Let me tell you kids, there was never such a great comedian as the tremendous Bill Hicks. I had the good fortune of knowing him, even opening for him at the beginning of my career in show business and life. I loved him and worshipped him and I was not alone. My friend attended his funeral and said he had never witnessed so many tough grown men crying. We loved Bill so much. He was our mentor and our friend.

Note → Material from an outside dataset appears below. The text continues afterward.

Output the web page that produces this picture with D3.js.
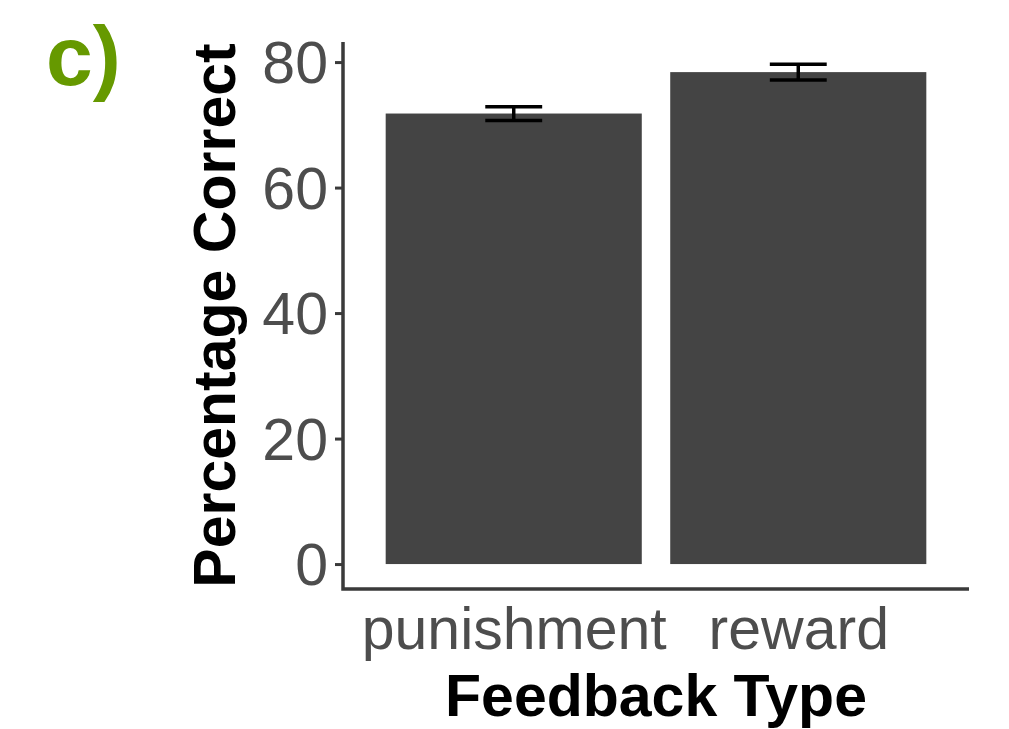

I remember him most vividly at comedy day in San Francisco. This might have been 1990 or before or later. The years blend into themselves and fold back on themselves and I can’t remember which happened first or last but I do remember it all. Bill came into the tent, setting down a black garment bag, with multiple tags, the kind that folds a man’s suit in half. He looked at me kindly, as he always did, as I was then the girlfriend of a Houston comic, a real good ol’ boy, and so technically I was family, as Texans are intensely familial and ancestral and filial and all that.
Bill was Houston, as he was New York and also London. Bill was the world. He pointed his eyes at me, the sweetness in his face just bubbling over and asked after me and my life and he wore a bloodstained postal worker’s cap on his handsome head and I felt special and like a woman even though I was still just a girl and I felt alive and important and like everything I had wanted to happen was happening and this was good. I have chased that feeling ever since, of being young and your life unrolling like a magic carpet in front of you and all that exists is the future and the brightness of it hurts to look at.
Bill was our Jesus. That’s what I recall Brett Butler saying, “Bill, well he just wanted to be Jesus.” The truest statement that was an image that Bill had wanted to convey and what we all as struggling comics needed to exist, a messiah. Bill was our lord and I think of him still in this way and I think many do. All of us who loved him do.